Justice advocates want state officials to further reduce the number of detained youth by granting early release to the medically vulnerable and those who are within six months of their parole date. Additionally, they are calling on the juvenile justice agency to strictly enforce mask requirements, improve transparency of COVID-19 data, and better promote vaccines.
In his email, Sicilia, the state spokesman for youth corrections, underscored policy stating that staff who are unvaccinated must be tested twice a week and wear an N95 mask at all times. The agency has provided vaccination clinics onsite and at nearby facilities on multiple occasions, he said.
California has ordered all prison workers to be vaccinated by Jan. 12 unless they have a religious or medical exemption, but that plan was temporarily blocked last week by a federal appeals court.

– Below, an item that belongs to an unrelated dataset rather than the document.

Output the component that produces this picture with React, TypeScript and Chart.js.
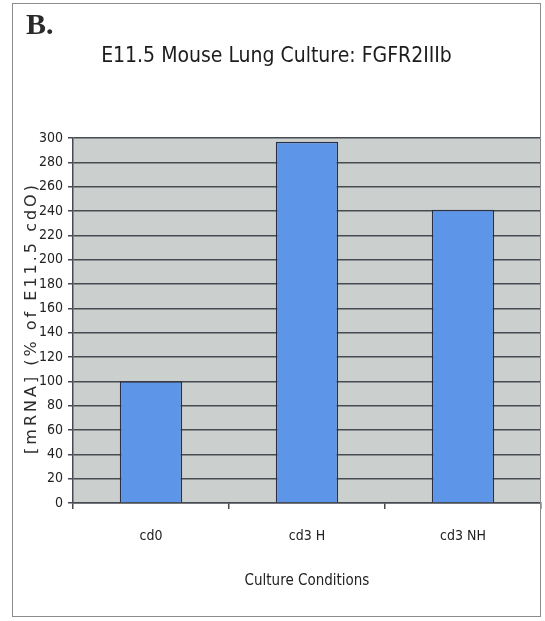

The number of youth detained in state-run facilities is at a record low due to an ongoing effort to overhaul California’s juvenile justice system. Last year, Newsom and the California Legislature agreed on a plan that will phase out the state’s youth prison system, with hundreds housed closer to home in local juvenile detention facilities. Since July, all new intakes to the Division of Juvenile Justice have been halted, with all new arrivals now being held in county juvenile halls, camps and ranches run by probation departments.
Even as the state prisons prepare to close by June 2023, a report released this month by the Center on Juvenile and Criminal Justice describes young people struggling during the pandemic, and at continued risk of contagion. They spend much of their days confined to a cell, with scaled-back opportunities for rehabilitative programming. That has led to more young people showing signs of suicidality, the center reported.

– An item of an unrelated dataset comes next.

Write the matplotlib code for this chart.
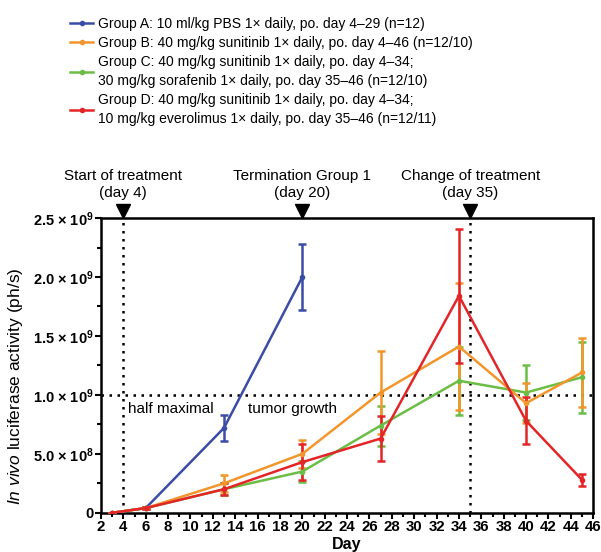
import numpy as np
import matplotlib
matplotlib.use("Agg")
import matplotlib.pyplot as plt
from matplotlib.ticker import MultipleLocator, FixedLocator
from matplotlib.lines import Line2D

plt.rcParams['font.family'] = ['Liberation Sans', 'DejaVu Sans']
plt.rcParams['mathtext.fontset'] = 'custom'
plt.rcParams['mathtext.rm'] = 'Liberation Sans:bold'
plt.rcParams['mathtext.it'] = 'Liberation Sans:italic'
plt.rcParams['mathtext.bf'] = 'Liberation Sans:bold'

# data (values in units of 1e9 ph/s)
days_a = [3, 6, 13, 20]
mean_a = [0.0, 0.04, 0.72, 2.0]
err_a = [0.0, 0.01, 0.11, 0.28]

days_bcd = [3, 6, 13, 20, 27, 34, 40, 45]
mean_b = [0.0, 0.04, 0.25, 0.5, 1.02, 1.41, 0.93, 1.19]
err_b = [0.0, 0.01, 0.07, 0.12, 0.35, 0.54, 0.17, 0.29]
mean_c = [0.0, 0.04, 0.2, 0.35, 0.74, 1.12, 1.02, 1.15]
err_c = [0.0, 0.01, 0.05, 0.09, 0.17, 0.29, 0.23, 0.3]
mean_d = [0.0, 0.04, 0.2, 0.43, 0.63, 1.84, 0.78, 0.28]
err_d = [0.0, 0.01, 0.05, 0.15, 0.19, 0.57, 0.2, 0.05]

labels = [
    "Group A: 10 ml/kg PBS 1\u00d7 daily, po. day 4\u201329 (n=12)",
    "Group B: 40 mg/kg sunitinib 1\u00d7 daily, po. day 4\u201346 (n=12/10)",
    "Group C: 40 mg/kg sunitinib 1\u00d7 daily, po. day 4\u201334;\n30 mg/kg sorafenib 1\u00d7 daily, po. day 35\u201346 (n=12/10)",
    "Group D: 40 mg/kg sunitinib 1\u00d7 daily, po. day 4\u201334;\n10 mg/kg everolimus 1\u00d7 daily, po. day 35\u201346 (n=12/11)",
]
colors = ['#3a4ca6', '#f2962b', '#6cbd45', '#e42528']

events = [4, 20, 35]
event_text = ["Start of treatment\n(day 4)", "Termination Group 1\n(day 20)",
              "Change of treatment\n(day 35)"]

fig = plt.figure(figsize=(6.01, 5.52), dpi=100)
ax = fig.add_axes([0.168, 0.071, 0.819, 0.534])

series = [(days_a, mean_a, err_a), (days_bcd, mean_c, err_c),
          (days_bcd, mean_b, err_b), (days_bcd, mean_d, err_d)]
order = [0, 2, 1, 3]
for (x, m, e), ci in zip(series, order):
    ax.errorbar(x, np.array(m) * 1e9, yerr=np.array(e) * 1e9, color=colors[ci],
                lw=1.8, elinewidth=1.8, capsize=3, capthick=1.8,
                marker='o', markersize=3, zorder=3)

# reference lines
ax.axhline(1.0e9, color='black', ls=(0, (1, 2.2)), lw=1.8, zorder=2)
for d in [4, 35]:
    ax.axvline(d, color='black', ls=(0, (1, 2.2)), lw=1.8, zorder=2)

trans = ax.get_xaxis_transform()
for d, t in zip(events, event_text):
    ax.plot(d, 1.025, marker='v', color='black', markersize=10,
            transform=trans, clip_on=False)
    ax.text(d, 1.06, t, transform=trans, ha='center', va='bottom',
            fontsize=11, linespacing=1.35)

ax.text(4.4, 0.88e9, "half maximal", fontsize=11, va='center')
ax.text(15.1, 0.88e9, "tumor growth", fontsize=11, va='center')

ax.set_xlim(2, 46)
ax.set_ylim(0, 2.5e9)
ax.xaxis.set_major_locator(MultipleLocator(2))
ax.xaxis.set_minor_locator(MultipleLocator(1))
ax.yaxis.set_major_locator(FixedLocator([0, 0.5e9, 1.0e9, 1.5e9, 2.0e9, 2.5e9]))
ax.yaxis.set_minor_locator(MultipleLocator(0.25e9))
ax.set_yticklabels(["0", "5.0 \u00d7 10$^{8}$", "1.0 \u00d7 10$^{9}$",
                    "1.5 \u00d7 10$^{9}$", "2.0 \u00d7 10$^{9}$", "2.5 \u00d7 10$^{9}$"])
for lab in ax.get_xticklabels() + ax.get_yticklabels():
    lab.set_fontweight('bold')
ax.tick_params(axis='both', which='major', length=4, width=1.5, labelsize=10.5, pad=1)
ax.tick_params(axis='x', which='major', labelsize=10.8)
ax.tick_params(axis='both', which='minor', length=3, width=1.5)
for s in ax.spines.values():
    s.set_linewidth(1.8)

ax.set_xlabel("Day", fontsize=11.5, fontweight='bold', labelpad=1)
ax.xaxis.set_label_coords(0.5, -0.082)
ax.set_ylabel("$In\\ vivo$ luciferase activity (ph/s)", fontsize=12.5)
ax.yaxis.set_label_coords(-0.155, 0.43)

handles = [Line2D([0], [0], color=c, lw=1.8, marker='o', markersize=3) for c in colors]
leg = fig.legend(handles, labels, loc='upper left', bbox_to_anchor=(0.108, 0.98),
                 frameon=False, fontsize=10, handlelength=1.6, handletextpad=0.4,
                 labelspacing=0.38, borderaxespad=0)
for t in leg.get_texts():
    t.set_linespacing(1.45)

fig.savefig("out.png", dpi=100)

As consecutive waves of COVID-19 have battered California’s youth prisons, the Central California mother said she is grateful she’s able to receive near-daily calls from her son. While his coronavirus infection left him sore and fatigued, she said that to her relief he was ultimately spared the worst symptoms.
But she remains worried about his health and well-being from afar, and feels powerless.
“I have no control,” she said. “I can’t make sure that he’s OK and these people have my son’s life in their hands and they don’t care.”